Harper Joy welcomed film actor, professor, and Big Dance Theater Artist Paul Lazar this past week to share Big Dance Theater’s most current touring performance, Cage Shuffle. The night prior he hosted a workshop for Whitman students and faculty focused on the performance’s process—the relationship of his fixed, choreographed movements over random-ordered stories recorded by late 20th century composer John Cage. Similar to what Paul Lazar does during the performance, attendees of the workshop first learned a series of movements and later tried speaking text coming through ear buds at the same time as doing the motions. From that, attendees watching were able to witness how, by chance, certain dance moves accompanied moments of the stories quite profoundly. These moments of authentic communication coming out of pure chance explored not only how we make meaning out of the unintentional, but were simply a delight to see!
Here, Paul Lazar additionally answered a few questions during his stay.
Your performance is based on a series of instructions for a performance that John Cage made in 1963. What inspired you to make a performance based upon these instructions now, in 2018?
I discovered that speaking Cage’s text (playful but meaningful anecdotes) while dancing choreography by Annie-B Parson was a joyful way to bend minds (mine and the audience’s) into a less literal way of interpreting experience. The performance is an embrace of the absurd, the irrational, the purposeful purposelessness that we are ever engaged in, know it or not. As for the instructions. I ignored them until after I made the piece so was glad to discover, upon reading them, that I had not blatantly violated them.
The instructions for your performance involves “chance procedures”. What does that mean and how does it affect the performance from night to night?
To me “chance procedures” are any art making strategy that employs a force outside of and bigger than the mind of the person making the work. Chance procedures allow you to make work without being the maker. That is a paradox and a very refreshing one.
What is the most challenging part of performing this piece? Do you have a favorite, or least favorite moment and why?
It’s incredible hard to remember all of the movement while telling stories and responding to the audience’s response to the stories. Certain stories are definitely favorites of mine.For example, I love the story about the enlightened Buddhist Monk who observes, “now that I’m enlightened I’m just as miserable as ever.”
Can you describe the relationship between movement and text in this performance?
The movement is fixed, set, unchanging while the text — the stories— are told in random order and yet the two always speak to each other. The movement always expresses something about the words and vice versa. It’s utterly uncanny.
What questions does Cage Shuffle raise? for you? for the audience?
For me it always raises the question — the challenge really — of how present I can be with the audience. All of the elements of the piece happily cohabitate if I can be with the elements and the audience and if the judging mind stays relatively quiet. I don’t know what questions the piece raises for the audience.
Now regarding specifically you aside from Cage Shuffle: How would you define a successful production or project?
A project is a success if it ends up being something entirely other than what I initially conceived it to be. If it has changed that indicates that it has a life of its own and has gone its own way and that I’m just following it rather than guiding it.
What lessons did you learn from your least successful production or project?

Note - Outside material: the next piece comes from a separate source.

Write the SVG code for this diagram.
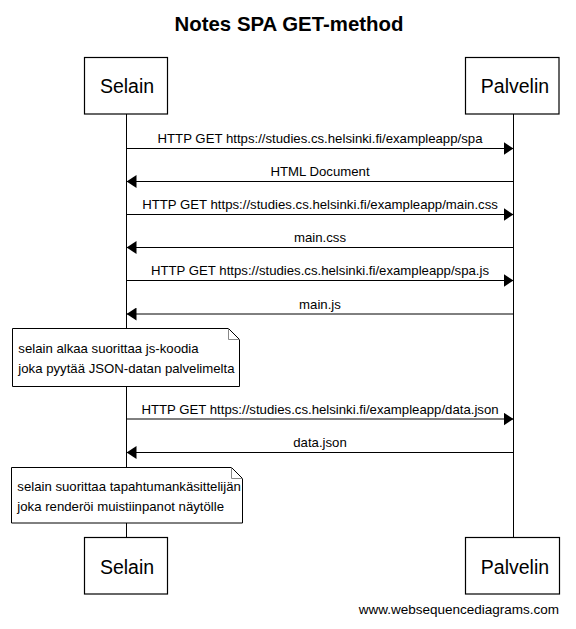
<svg xmlns="http://www.w3.org/2000/svg" width="576" height="629" viewBox="0 0 576 629">
<style>
  text { font-family: "Liberation Sans", Arial, sans-serif; fill: #000; }
  .title { font-size: 20.4px; font-weight: bold; text-anchor: middle; }
  .actor rect { fill: #fff; stroke: #000; stroke-width: 1.2; }
  .actor text { font-size: 19.5px; text-anchor: middle; }
  .life { stroke: #000; stroke-width: 1; }
  .msg line { stroke: #000; stroke-width: 1; }
  .msg text { font-size: 13.2px; text-anchor: middle; }
  .note path.body { fill: #fff; stroke: #000; stroke-width: 1; }
  .note path.fold { fill: none; stroke: #888; stroke-width: 1; }
  .note text { font-size: 13.2px; }
  .foot { font-size: 13.5px; text-anchor: end; }
</style>
<defs>
  <marker id="ah" viewBox="0 0 10 13" refX="10" refY="6.5" markerWidth="10" markerHeight="13" markerUnits="userSpaceOnUse" orient="auto">
    <path d="M0,0 L10,6.5 L0,13 Z" fill="#000"/>
  </marker>
</defs>
<rect width="576" height="629" fill="#fff"/>
<text class="title" x="289" y="31">Notes SPA GET-method</text>

<g id="lifelines">
  <line class="life" x1="126.5" y1="114" x2="126.5" y2="537"/>
  <line class="life" x1="513.5" y1="114" x2="513.5" y2="537"/>
</g>

<g id="selain-top" class="actor">
  <rect x="84.5" y="57.5" width="83" height="56.5"/>
  <text x="127" y="93.3">Selain</text>
</g>
<g id="palvelin-top" class="actor">
  <rect x="465.5" y="57.5" width="93.5" height="56.5"/>
  <text x="515" y="93.3">Palvelin</text>
</g>

<g id="connectors" class="msg">
  <line x1="126.5" y1="148.5" x2="513.5" y2="148.5" marker-end="url(#ah)"/>
  <text x="320" y="143.3">HTTP GET https://studies.cs.helsinki.fi/exampleapp/spa</text>
  <line x1="513.5" y1="181.5" x2="126.5" y2="181.5" marker-end="url(#ah)"/>
  <text x="320" y="176.3">HTML Document</text>
  <line x1="126.5" y1="214.5" x2="513.5" y2="214.5" marker-end="url(#ah)"/>
  <text x="320" y="209.3">HTTP GET https://studies.cs.helsinki.fi/exampleapp/main.css</text>
  <line x1="513.5" y1="247.5" x2="126.5" y2="247.5" marker-end="url(#ah)"/>
  <text x="320" y="242.3">main.css</text>
  <line x1="126.5" y1="280.5" x2="513.5" y2="280.5" marker-end="url(#ah)"/>
  <text x="320" y="275.3">HTTP GET https://studies.cs.helsinki.fi/exampleapp/spa.js</text>
  <line x1="513.5" y1="314" x2="126.5" y2="314" marker-end="url(#ah)"/>
  <text x="320" y="309.3">main.js</text>
  <line x1="126.5" y1="419" x2="513.5" y2="419" marker-end="url(#ah)"/>
  <text x="320" y="414">HTTP GET https://studies.cs.helsinki.fi/exampleapp/data.json</text>
  <line x1="513.5" y1="452.5" x2="126.5" y2="452.5" marker-end="url(#ah)"/>
  <text x="320" y="447.3">data.json</text>
</g>

<g id="note1" class="note">
  <path class="body" d="M12.5,328.5 H228.5 L239.5,339.5 V386.5 H12.5 Z"/>
  <path class="fold" d="M228.5,328.5 V339.5 H239.5"/>
  <text x="18.3" y="353">selain alkaa suorittaa js-koodia</text>
  <text x="18.3" y="373">joka pyytää JSON-datan palvelimelta</text>
</g>

<g id="note2" class="note">
  <path class="body" d="M11.5,467.5 H231.5 L242.5,478.5 V523 H11.5 Z"/>
  <path class="fold" d="M231.5,467.5 V478.5 H242.5"/>
  <text x="17.3" y="491">selain suorittaa tapahtumankäsittelijän</text>
  <text x="17.3" y="511">joka renderöi muistiinpanot näytölle</text>
</g>

<g id="selain-bottom" class="actor">
  <rect x="84.5" y="537.5" width="83" height="56.5"/>
  <text x="127" y="573.5">Selain</text>
</g>
<g id="palvelin-bottom" class="actor">
  <rect x="465.5" y="537.5" width="94" height="56.5"/>
  <text x="515" y="573.5">Palvelin</text>
</g>

<text class="foot" x="559" y="614">www.websequencediagrams.com</text>
</svg>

Ugghh. Don’t do it if you aren’t willing to spill your own blood. If you coast along it will come to nothing and be embarrassing and there’s no taking it back.
What are you reading or viewing or listening to (or all 3!) these days for pure enjoyment?
I am reading a book called “Factfullness” which makes the very convincing and factual case that world is more peaceful and healthier than it has ever been. It does not advocate that people be complacent but it puts one’s fears, frustrations and anxiety into a realistic context.
In addition to our curricular and production offerings, we also invite guest artists to work with our students as part of our Guest Artist Program. This program is made possible through a generous endowment that allows working professionals to visit the Whitman Campus and share their expertise, experience, and talent with our theatre students.